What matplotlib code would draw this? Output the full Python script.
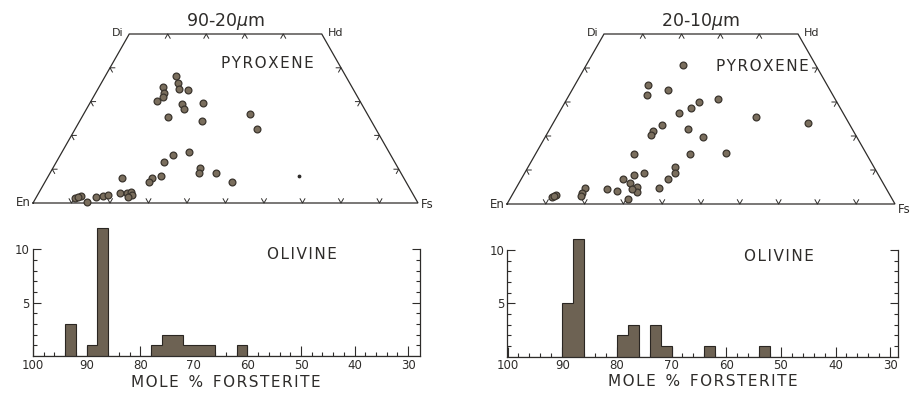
import numpy as np
import matplotlib.pyplot as plt

# pyroxene compositions read off the quadrilaterals (mol% Wo, mol% Fs)
# 90-20 um fraction
pyx_a_wo = [37.6, 35.4, 33.7, 33.4, 34.2, 32.5, 31.3, 30.2, 29.2, 27.8,
            29.7, 25.4, 24.2, 26.4, 22.0, 15.1, 14.3, 12.1, 7.5, 6.3,
            7.9, 10.3, 9.0, 9.0, 6.1, 7.3,
            1.4, 2.1, 1.7, 0.3, 1.9, 2.2, 2.4, 3.0, 3.0, 3.3, 2.4, 1.9]
pyx_a_fs = [18.4, 20.0, 21.0, 23.5, 16.7, 17.8, 18.1, 17.2, 24.1, 25.2,
            29.4, 22.3, 31.8, 43.2, 47.2, 32.9, 29.1, 27.9, 27.1, 27.1,
            29.3, 38.1, 38.6, 43.0, 48.7, 19.5,
            10.2, 11.4, 10.8, 13.8, 15.4, 17.0, 18.4, 21.1, 22.8, 23.7, 24.5, 23.8]
# the single tiny dot
pyx_a_dot_wo = [8.0]
pyx_a_dot_fs = [65.2]

# 20-10 um fraction
pyx_b_wo = [40.9, 35.0, 32.1, 33.5, 26.7, 28.1, 29.9, 30.8, 25.5, 23.8,
            23.1, 21.6, 20.3, 22.0, 19.7, 14.7, 14.7, 15.0, 11.0, 9.0,
            7.3, 4.6, 7.3, 8.5, 9.0, 6.1, 5.1, 3.6, 4.4, 1.5,
            4.3, 3.8, 4.6, 3.1, 2.4, 2.0, 2.6, 2.3]
pyx_b_fs = [25.0, 18.8, 20.0, 24.7, 31.1, 33.3, 34.5, 38.9, 51.4, 65.6,
            28.3, 26.7, 27.0, 35.7, 40.7, 25.5, 39.9, 49.0, 37.7, 38.7,
            37.9, 36.9, 26.3, 28.5, 30.9, 28.7, 30.9, 31.6, 30.0, 30.5,
            23.5, 26.4, 17.8, 17.7, 17.8, 10.5, 11.3, 10.9]

# olivine histograms, 2 % Fo bins: lower bin edge and count
ol_a_bins = [92, 88, 86, 76, 74, 72, 70, 68, 66, 60]
ol_a_counts = [3, 1, 12, 1, 2, 2, 1, 1, 1, 1]
ol_b_bins = [88, 86, 78, 76, 72, 70, 62, 52]
ol_b_counts = [5, 11, 2, 3, 3, 1, 1, 1]

titles = ['90-20$\\mu$m', '20-10$\\mu$m']
fo_ticks = [100, 90, 80, 70, 60, 50, 40, 30]

INK = '#2e2c2a'
DOT_FACE = '#7a6e5d'
BAR_FACE = '#6d6253'


# slightly opened lettering like the original stencil labels
def spaced(s):
    out = ''
    for i, ch in enumerate(s):
        out += ch
        if i < len(s) - 1 and ch != ' ' and s[i + 1] != ' ':
            out += '\u200a'
    return out


# Wo/Fs -> quadrilateral coordinates (x along En-Fs, y = Wo)
def to_xy(wo, fs):
    wo = np.asarray(wo, float)
    fs = np.asarray(fs, float)
    return fs + wo / 2.0, wo


# draw the Di-Hd-En-Fs outline with small chevron ticks
def draw_quad(ax, wo, fs, title, fs_y=-0.5, dot_wo=None, dot_fs=None):
    ax.set_xlim(0, 100)
    ax.set_ylim(0, 50)
    ax.axis('off')

    ox = [0, 100, 75, 25, 0]
    oy = [0, 0, 50, 50, 0]
    ax.plot(ox, oy, color=INK, lw=0.9, clip_on=False, solid_joinstyle='miter')

    t = 1.25
    for v in range(10, 100, 10):
        ax.plot([v - 0.5 * t, v, v + 0.5 * t], [t, 0, t], color=INK, lw=0.7, clip_on=False)
    for v in range(10, 50, 10):
        x = 25 + v
        ax.plot([x - 0.5 * t, x, x + 0.5 * t], [50 - t, 50, 50 - t], color=INK, lw=0.7, clip_on=False)
        # left edge (Fs = 0)
        x = v / 2.0
        ax.plot([x + t, x, x + 0.5 * t], [v, v, v - t], color=INK, lw=0.7, clip_on=False)
        # right edge (En = 0)
        x = 100 - v / 2.0
        ax.plot([x - t, x, x - 0.5 * t], [v, v, v - t], color=INK, lw=0.7, clip_on=False)

    x, y = to_xy(wo, fs)
    ax.scatter(x, y, s=24, facecolor=DOT_FACE, edgecolor='#3a342d', linewidths=0.9,
               zorder=3, clip_on=False)
    if dot_wo is not None:
        dx, dy = to_xy(dot_wo, dot_fs)
        ax.scatter(dx, dy, s=3, color=INK, zorder=3)

    ax.text(50, 53.8, title, ha='center', va='center', fontsize=12.5, color=INK)
    ax.text(23.6, 50.4, 'Di', ha='right', va='center', fontsize=8, color=INK)
    ax.text(76.5, 50.4, 'Hd', ha='left', va='center', fontsize=8, color=INK)
    ax.text(-0.6, 0, 'En', ha='right', va='center', fontsize=8.5, color=INK)
    ax.text(100.8, fs_y, 'Fs', ha='left', va='center', fontsize=8.5, color=INK)


# olivine histogram with the open-topped frame
def draw_hist(ax, bins, counts, xlim, label_y, olivine_y):
    edges = np.arange(28, 102, 2)
    vals = np.zeros(len(edges) - 1)
    for b, c in zip(bins, counts):
        vals[list(edges).index(b)] = c
    ax.stairs(vals, edges, fill=True, facecolor=BAR_FACE, edgecolor='#2a2622',
              linewidth=0.8, zorder=2)

    ax.set_xlim(*xlim)
    ax.set_ylim(0, 12.5)
    ax.spines['top'].set_visible(False)
    ax.spines['left'].set_bounds(0, 10)
    ax.spines['right'].set_bounds(0, 10)
    for s in ['left', 'right', 'bottom']:
        ax.spines[s].set_color(INK)
        ax.spines[s].set_linewidth(0.9)

    ax.set_xticks(fo_ticks)
    ax.set_xticks(np.arange(30, 100, 2), minor=True)
    ax.set_yticks([5, 10])
    ax.set_yticks(range(1, 10), minor=True)
    ax.tick_params(axis='both', which='both', direction='in', colors=INK,
                   labelsize=8.5, right=True, pad=2)
    ax.tick_params(axis='x', which='major', length=7, width=0.8)
    ax.tick_params(axis='x', which='minor', length=3, width=0.8)
    ax.tick_params(axis='y', which='major', length=6, width=0.8)
    ax.tick_params(axis='y', which='minor', length=3, width=0.8)
    ax.patch.set_alpha(0)

    ax.text(0.5, label_y, spaced('MOLE  %  FORSTERITE'), transform=ax.transAxes,
            ha='center', va='center', fontsize=11, color=INK)
    ax.text(0.695, olivine_y, spaced('OLIVINE'), transform=ax.transAxes,
            ha='center', va='center', fontsize=11, color=INK)


def main():
    fig = plt.figure(figsize=(9.17, 3.93), dpi=100)

    ax1 = fig.add_axes([33 / 917, 1 - 203 / 393, 385 / 917, 169 / 393])
    draw_quad(ax1, pyx_a_wo, pyx_a_fs, titles[0], dot_wo=pyx_a_dot_wo, dot_fs=pyx_a_dot_fs)
    ax1.text(61.0, 41.4, spaced('PYROXENE'), ha='center', va='center', fontsize=11, color=INK)

    ax2 = fig.add_axes([507 / 917, 1 - 204 / 393, 388 / 917, 170 / 393])
    draw_quad(ax2, pyx_b_wo, pyx_b_fs, titles[1], fs_y=-1.5)
    ax2.text(65.7, 40.3, spaced('PYROXENE'), ha='center', va='center', fontsize=11, color=INK)

    ax3 = fig.add_axes([32.5 / 917, 1 - 356 / 393, 387.5 / 917, 133.3 / 393])
    draw_hist(ax3, ol_a_bins, ol_a_counts, (100.1, 27.8), -0.2, 0.758)

    ax4 = fig.add_axes([507 / 917, 1 - 356.7 / 393, 391.4 / 917, 133.3 / 393])
    draw_hist(ax4, ol_b_bins, ol_b_counts, (100.1, 28.5), -0.185, 0.748)

    fig.savefig('out.png', dpi=100)


if __name__ == "__main__":
    main()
........
Return nothing but the lines running from the start of the data to the line with "import matplotlib.pyplot as plt", please, both ends included and no pictures.

== Result for this task ==
What matplotlib code would draw this? Output the full Python script.
import numpy as np
import matplotlib.pyplot as plt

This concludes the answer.